What If Today…You Just Let It Go?

“Incredible change happens in your life when you decide to take control of what you do have power over instead of craving control over what you don’t.”
~Steve Maraboli

I breathed in deeply with my eyes closed. Nothing. I don’t know when I started to cry, but the tears had made it to my cheeks by the time I realized that my dad’s clothes didn’t smell like him anymore. He’s only been gone for 48 days.

On the morning that he’d passed, my best friend Lisa and I went to his room and filled bags and boxes of his things from the closet, window sill, and bedside table. I don’t know what possessed me to go through my front hall closet yesterday morning. But it was time to address the clothes that I’d hastily hung there before I left the house for the meeting at the funeral home that day.
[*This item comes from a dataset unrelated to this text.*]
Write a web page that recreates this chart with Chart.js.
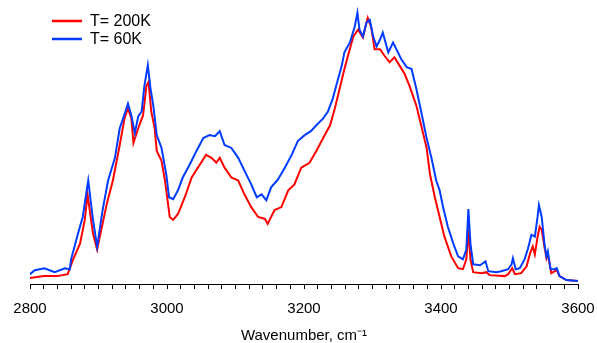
<!DOCTYPE html>
<html>
<head>
<meta charset="utf-8">
<script src="https://cdn.jsdelivr.net/npm/chart.js@4/dist/chart.umd.min.js"></script>
<style>
  html, body { margin: 0; padding: 0; background: #fff; }
  #wrap { width: 597px; height: 343px; }
</style>
</head>
<body>
<div id="wrap"><canvas id="spectrum"></canvas></div>
<script>
// wavenumber (cm-1) and intensity (arb. units)
const wnBlue = [2800, 2807, 2821, 2836, 2851, 2858, 2860, 2865, 2870, 2877, 2885, 2892, 2898, 2906, 2914, 2924, 2931, 2936, 2943, 2948, 2953, 2958, 2963, 2967, 2972, 2976, 2980, 2985, 2992, 2999, 3003, 3009, 3016, 3023, 3033, 3043, 3053, 3062, 3070, 3077, 3084, 3094, 3104, 3113, 3123, 3131, 3138, 3145, 3152, 3162, 3172, 3182, 3191, 3201, 3210, 3218, 3228, 3235, 3242, 3247, 3255, 3259, 3267, 3274, 3278, 3281, 3286, 3291, 3296, 3301, 3306, 3311, 3315, 3323, 3330, 3335, 3342, 3350, 3357, 3364, 3371, 3379, 3386, 3393, 3398, 3403, 3410, 3418, 3425, 3432, 3437, 3440, 3443, 3447, 3457, 3465, 3469, 3481, 3488, 3498, 3503, 3505, 3509, 3515, 3522, 3527, 3532, 3537, 3541, 3543, 3547, 3551, 3554, 3556, 3560, 3566, 3569, 3573, 3583, 3600];
const absBlue = [10, 14, 16, 12, 16, 15, 25, 38, 51, 68, 105, 65, 38, 75, 105, 128, 158, 168, 183, 171, 153, 170, 175, 201, 222, 198, 181, 151, 138, 111, 88, 86, 95, 108, 121, 135, 148, 151, 150, 155, 141, 138, 128, 115, 101, 88, 91, 85, 98, 106, 118, 131, 145, 151, 155, 161, 168, 175, 188, 201, 221, 235, 245, 261, 275, 258, 251, 265, 268, 251, 241, 248, 255, 235, 245, 238, 228, 220, 218, 198, 175, 148, 128, 105, 95, 78, 58, 41, 28, 25, 35, 76, 41, 20, 19, 23, 13, 12, 13, 15, 20, 26, 15, 16, 25, 36, 50, 48, 68, 80, 68, 41, 28, 33, 15, 15, 16, 8, 4, 3];

const wnRed = [2800, 2820, 2840, 2855, 2863, 2873, 2880, 2884, 2892, 2898, 2912, 2921, 2931, 2938, 2943, 2948, 2951, 2958, 2965, 2970, 2973, 2977, 2982, 2985, 2992, 2997, 3004, 3009, 3016, 3026, 3036, 3045, 3057, 3065, 3072, 3077, 3084, 3094, 3104, 3113, 3123, 3133, 3143, 3147, 3157, 3167, 3177, 3186, 3196, 3208, 3218, 3228, 3238, 3245, 3252, 3259, 3264, 3272, 3279, 3286, 3293, 3298, 3303, 3311, 3318, 3325, 3332, 3340, 3347, 3354, 3364, 3371, 3379, 3384, 3391, 3398, 3405, 3415, 3425, 3432, 3437, 3440, 3443, 3447, 3459, 3466, 3471, 3493, 3498, 3504, 3508, 3517, 3525, 3530, 3534, 3537, 3541, 3544, 3547, 3551, 3554, 3556, 3561, 3569, 3573, 3583, 3600];
const absRed = [6, 8, 8, 10, 25, 41, 65, 91, 51, 35, 81, 105, 141, 168, 178, 168, 143, 158, 171, 201, 205, 175, 158, 135, 125, 105, 68, 65, 71, 88, 108, 118, 131, 128, 123, 128, 118, 108, 105, 91, 78, 68, 66, 61, 75, 78, 95, 101, 118, 123, 135, 148, 161, 178, 198, 218, 231, 251, 258, 250, 270, 261, 238, 238, 231, 225, 230, 221, 213, 201, 181, 161, 138, 111, 88, 68, 48, 28, 16, 15, 25, 55, 25, 12, 11, 12, 9, 8, 10, 16, 10, 11, 18, 31, 38, 30, 48, 58, 55, 38, 26, 30, 11, 14, 8, 4, 3];

const seriesLabels = ['T= 200K', 'T= 60K'];
const xTickLabels = [2800, 3000, 3200, 3400, 3600];

const RED = 'rgb(255, 0, 0)';
const BLUE = 'rgb(0, 60, 255)';
const FONT = "'Liberation Sans', Arial, sans-serif";

const toPoints = (xs, ys) => xs.map((x, i) => ({ x: x, y: ys[i] }));

// legend drawn inside the plot, top left
const insideLegend = {
    id: 'insideLegend',
    afterDraw(chart) {
        const ctx = chart.ctx;
        const items = [
            { text: seriesLabels[0], color: RED, y: 21 },
            { text: seriesLabels[1], color: BLUE, y: 39 }
        ];
        ctx.save();
        ctx.font = '16px ' + FONT;
        ctx.textBaseline = 'middle';
        items.forEach(it => {
            ctx.strokeStyle = it.color;
            ctx.lineWidth = 2.5;
            ctx.beginPath();
            ctx.moveTo(52, it.y);
            ctx.lineTo(82, it.y);
            ctx.stroke();
            ctx.fillStyle = '#000';
            ctx.fillText(it.text, 90, it.y + 1);
        });
        ctx.restore();
    }
};

new Chart(document.getElementById('spectrum'), {
    type: 'line',
    data: {
        datasets: [
            {
                label: seriesLabels[1],
                data: toPoints(wnBlue, absBlue),
                borderColor: BLUE,
                borderWidth: 2,
                pointRadius: 0,
                tension: 0
            },
            {
                label: seriesLabels[0],
                data: toPoints(wnRed, absRed),
                borderColor: RED,
                borderWidth: 2,
                pointRadius: 0,
                tension: 0
            }
        ]
    },
    options: {
        responsive: true,
        maintainAspectRatio: false,
        animation: false,
        layout: { padding: { left: 30, right: 19, top: 5, bottom: 0 } },
        plugins: {
            legend: { display: false },
            tooltip: { enabled: false }
        },
        scales: {
            x: {
                type: 'linear',
                min: 2800,
                max: 3600,
                // keep the plot edges where the padding puts them
                afterFit: scale => { scale.paddingLeft = 0; scale.paddingRight = 0; },
                border: { color: '#000', width: 1 },
                grid: { drawOnChartArea: false, drawTicks: true, tickLength: 5, color: '#000' },
                ticks: {
                    stepSize: 20,
                    autoSkip: false,
                    maxRotation: 0,
                    padding: 12,
                    color: '#000',
                    font: { family: FONT, size: 15, lineHeight: 1 },
                    callback: v => xTickLabels.includes(v) ? String(v) : ''
                },
                title: {
                    display: true,
                    text: 'Wavenumber, cm\u207B\u00B9',
                    color: '#000',
                    font: { family: FONT, size: 15 },
                    padding: { top: -1, bottom: -2 }
                }
            },
            y: {
                display: false,
                min: 0,
                max: 283
            }
        }
    },
    plugins: [insideLegend]
});
</script>
</body>
</html>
I used to be a collector of things. Anything. Not anymore. So many moves, packing boxes, loading moving trucks, and storing things that weren’t ever used has broken me of that habit. I get rid of things very easily. I have no emotional attachment to stuff anymore.

Or so I thought.

It’s hard to let go of physical memories of my dad. But I need to. It makes my memories of him more real, if that makes sense.

After the closet was done I felt lighter, somehow energized. I spent the next few hours rearranging my living room, office space, and dining room, making a space to work on my artwork. I feel like I’ve been holding my breath for years and am finally ready to get back to drawing and painting.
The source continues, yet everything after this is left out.